With the emergence of the iPhone and, to an increasing extent the iPad as media platforms, the rate of web surfing could still drop further, since increasing amounts of content are placed inside of apps instead of on websites.  Moreover, the upcoming release of the new World of Warcraft Cataclysm expansion, millions of people will once again return to the WoW platform.

Beyond the energizing of the WoW base, this platform is expected to increase its audience as it abandons "grinding" for a more social interaction. Grinding is videogame jargon for making players carry out tasks repetitively in order to gain weapons, powers or other positive attributes. Instead of having to waste time at each level, the game will allow faster training and resource acquisition and instead focus on the more social aspects of the fantasy platform, a move expected to appeal beyond the hardcore gamer demographic.

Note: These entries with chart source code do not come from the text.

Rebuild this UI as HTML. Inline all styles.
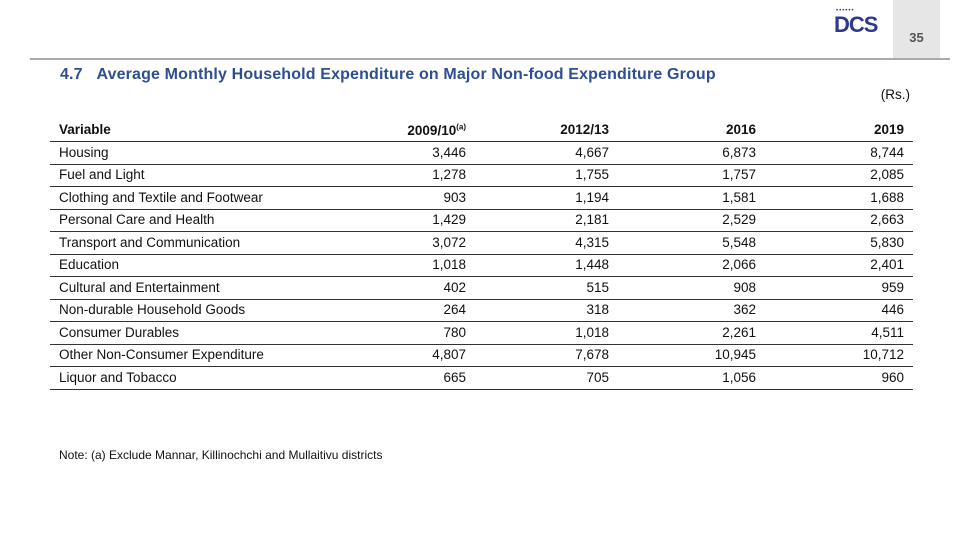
<!DOCTYPE html>
<html><head><meta charset="utf-8"><style>
body{margin:0;width:980px;height:551px;background:#fff;position:relative;overflow:hidden;font-family:"Liberation Sans","DejaVu Sans",sans-serif;color:#111}
.a{position:absolute;white-space:nowrap}
.r{text-align:right}
.t{font-size:13.5px}
.hl{position:absolute;left:50px;width:863px;height:1px;background:#333}
</style></head><body>
<div class="a" style="left:893px;top:0;width:47px;height:58px;background:#e6e6e6"></div>
<div class="a" style="left:893px;top:30px;width:47px;text-align:center;font-size:13px;font-weight:bold;color:#555">35</div>
<div class="a" style="left:834px;top:12px;font-size:22px;font-weight:bold;color:#2b3a8f;letter-spacing:-1px">DCS</div>
<div class="a" style="left:836px;top:8px;font-size:6px;color:#2b3a8f;letter-spacing:1px">••••••</div>
<div class="a" style="left:30px;top:58px;width:920px;height:2px;background:#aaa"></div>
<div class="a" style="left:60px;top:66px;font-size:16px;font-weight:bold;color:#2e4f8f;letter-spacing:0.15px">4.7&nbsp;&nbsp;&nbsp;Average Monthly Household Expenditure on Major Non-food Expenditure Group</div>
<div class="a t" style="left:860px;top:87px;width:50px;text-align:right">(Rs.)</div>
<div id="tbl"></div>
<div class="a" style="left:59px;top:448px;font-size:12px">Note: (a) Exclude Mannar, Killinochchi and Mullaitivu districts</div>
<script>
const categories=["Housing","Fuel and Light","Clothing and Textile and Footwear","Personal Care and Health","Transport and Communication","Education","Cultural and Entertainment","Non-durable Household Goods","Consumer Durables","Other Non-Consumer Expenditure","Liquor and Tobacco"];
const years=["2009/10","2012/13","2016","2019"];
const v2009=["3,446","1,278","903","1,429","3,072","1,018","402","264","780","4,807","665"];
const v2012=["4,667","1,755","1,194","2,181","4,315","1,448","515","318","1,018","7,678","705"];
const v2016=["6,873","1,757","1,581","2,529","5,548","2,066","908","362","2,261","10,945","1,056"];
const v2019=["8,744","2,085","1,688","2,663","5,830","2,401","959","446","4,511","10,712","960"];
const series=[v2009,v2012,v2016,v2019];
const colRight=[466,609,756,904];
const t=document.getElementById('tbl');
function add(html,l,top,w,cls,name){const d=document.createElement('div');d.className='a t '+cls;d.style.left=l+'px';d.style.top=top+'px';if(w)d.style.width=w+'px';d.innerHTML=html;


t.appendChild(d);return d;}
add('<b>Variable</b>',59,122,0,'','header-variable');
years.forEach((y,i)=>{add('<b>'+y+(i==0?'<sup style="font-size:8px">(a)</sup>':'')+'</b>',colRight[i]-120,122,120,'r','header-'+i);});
function line(top,name){const d=document.createElement('div');d.className='hl';d.style.top=top+'px';


t.appendChild(d);}
line(141,'header-rule-line');
categories.forEach((c,r)=>{const top=144.5+r*22.5;
add(c,59,top,0,'','row-label-'+r);
series.forEach((s,i)=>add(s[r],colRight[i]-120,top,120,'r','cell-'+r+'-'+i));
line(141+(r+1)*22.5,'row-line-'+r);});
</script>
</body></html>
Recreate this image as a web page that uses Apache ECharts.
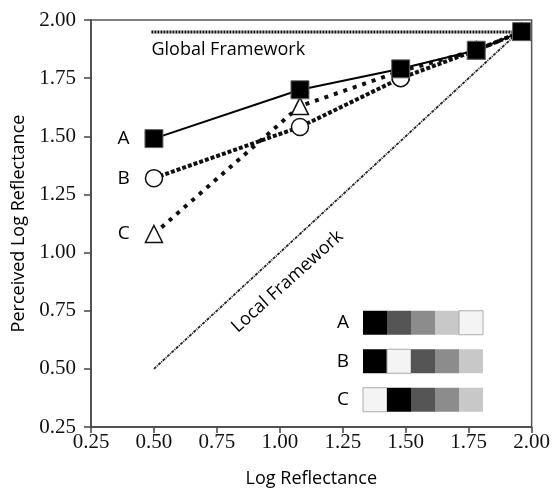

WoW has increasingly transformed itself into its own platform. Two years ago, for example, the game allowed its players to place the popular game Bejewelled on its platform. Cataclysm will similarly let users play the game Plants vs. Zombies within the WoW environment. This type of integrative approach is yet another example of the alternatives to web browsing that exist and are likely to grow in time.

Another media platform likely to further steal websurfers' spare time is online TV. With Apple entering the product space with its increasingly relevant AppleTV product that makes consuming online television more and more appealing, along with the recent Comcast purchase of NBC that will allow the cable and internet giant the ability and incentive to get more programming online, internet television is expected to take up an ever more increasing percent of online downstream traffic. This can already be seen in the recent drop in cable subscribers as they flock to online television services.

All in all, this is really just a continuation of the seemingly ever-increasing and ever-more-quick adoption of new media and new media platforms of the last century. It just seems surreal, however, to see web surfing going from being the new hot thing to an old friend.